The ledger art that Donald creates today serves not only as a means of preserving images of traditional Lakota life, but also of educating art lovers and art collectors about the Northern Plains tribal culture. He credits art shows as an important means of spreading awareness about the unique styles of art produced in the Northern Plains, as well as a way for artists to gain access to both financial support and feedback.

“Every time you sell a piece, when you’re younger and just starting out, you’re just blown away,” he said. “As you grow and mature, selling a piece really motivates you to do another one. It really gives you confidence that there’s someone out there that likes your work. Then as you develop, you learn that they might buy my artwork because they like it, but they are also buying me, because I’m the individual who is going to be creating more. And as my reputation grows, so does the work that’s on their walls. It grows in price because of who I am as an artist.”


Two Bears, 1996, watercolor, pencil - Courtesy The Heritage Center's permanent collection.

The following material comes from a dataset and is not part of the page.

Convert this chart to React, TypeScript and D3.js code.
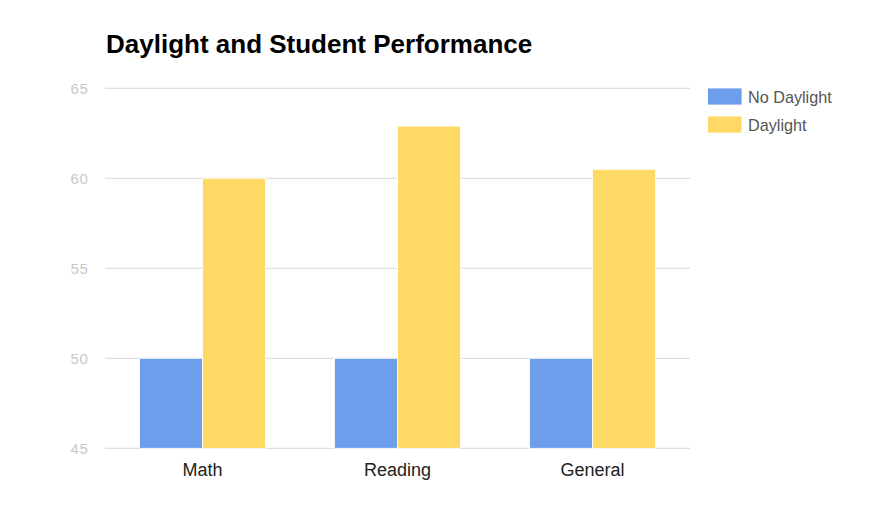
import React from "react";
import * as d3 from "d3";

const categories = ["Math", "Reading", "General"];
const seriesNames = ["No Daylight", "Daylight"];
const noDaylight = [50, 50, 50];
const daylight = [60, 62.9, 60.5];
const yTicks = [45, 50, 55, 60, 65];
const colors = ["#6d9eeb", "#ffd966"];

export default function App() {
  const W = 894, H = 516;
  const left = 105, right = 690, top = 88.3, bottom = 448.3;
  const x = d3.scaleBand<string>().domain(categories).range([left, right]).paddingInner(0.354).paddingOuter(0.177);
  const xs = d3.scaleBand<string>().domain(seriesNames).range([0, x.bandwidth()]);
  const y = d3.scaleLinear().domain([45, 65]).range([bottom, top]);
  const values = [noDaylight, daylight];
  const font = "Arial, 'Liberation Sans', sans-serif";
  return (
    <svg width={W} height={H} style={{ position: "absolute", left: 0, top: 0, background: "#fff" }} fontFamily={font}>
      <text x={106} y={52.5} fontSize={26} fontWeight="bold" fill="#000">Daylight and Student Performance</text>
      {yTicks.map((t) => (
        <g key={t}>
          <line x1={left} x2={right} y1={y(t)} y2={y(t)} stroke="#e0e0e0" strokeWidth={1.2} />
          <text x={88.5} y={y(t)} dy="0.35em" textAnchor="end" fontSize={15} letterSpacing={0.6} fill="#c8c8c8">{t}</text>
        </g>
      ))}
      {categories.map((c, i) => (
        <g key={c}>
          {seriesNames.map((s, j) => (
            <rect key={s} x={(x(c) as number) + (xs(s) as number)} y={y(values[j][i])} width={xs.bandwidth()}
              height={y(45) - y(values[j][i])} fill={colors[j]} stroke="#fff" strokeWidth={0.8} />
          ))}
          <text x={(x(c) as number) + x.bandwidth() / 2} y={475.8} textAnchor="middle" fontSize={18} fill="#222">{c}</text>
        </g>
      ))}
      {seriesNames.map((s, j) => (
        <g key={s}>
          <rect x={707.5} y={88 + j * 28} width={34.5} height={17} fill={colors[j]} stroke="#fff" strokeWidth={0.8} />
          <text x={748} y={102.5 + j * 28} fontSize={16.2} fill="#555">{s}</text>
        </g>
      ))}
    </svg>
  );
}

The Red Cloud Indian Art Show, which marks its 50th anniversary this year, was the very first show Donald entered as a young artist. And since its start in 1968, he has been a participant each and every year. Although the show had humble beginnings, over five decades it has garnered a reputation not only among local and regional artists, but also on a national scale.

Donald notes that the Red Cloud Indian Art Show is known as a venue where artwork consistently sells, which is a major motivator for artists who are developing their craft and working to catch the eye of collectors.

“The Red Cloud Indian Art Show gives young artists the opportunity to show their work with mature, recognized artists. And audiences who follow those recognized artists also get a chance to see the work of the younger artists—to get a glimpse of what’s coming up,” he said. “Those collectors may end up investing in that young artist, watching them grow and develop, and helping them along, like they did for me.”

Donald’s relationship with The Heritage Center remains strong 50 years later. And indeed, each story Donald Montileaux tells of his journey as an artist is stitched together by his relationships—with family, friends, mentors, mentees, fellow artists, and institutions like IAIA and The Heritage Center. He draws inspiration in that relational aspect of art—and from the many mentors, fellow artists, and relatives—who have shaped his experience and perspective as a creator. And in all his artwork, he celebrates that interconnection.

“I used to dance traditional dance, and when I was [at IAIA] in Santa Fe, a guy wrote a poem about dressing in his costume to dance. He said, ‘When I put on my moccasins, I think of my grandma, because I remember her stitching them with sinew and putting on the rawhide sole. When I look at my leggings, I think of my grandpa and how he sewed those leggings together.In the same way, when I make that first step in the dance, I am no longer who I am now, I am all my relatives, and that’s how we dance, as my relatives,’” he remembered.

“I thought, man—that’s so cool. I could dance ten times longer than I could if I didn’t have all those people’s spirits within me. All those things, that’s who an artist is. He’s not one person, he’s all these individuals.”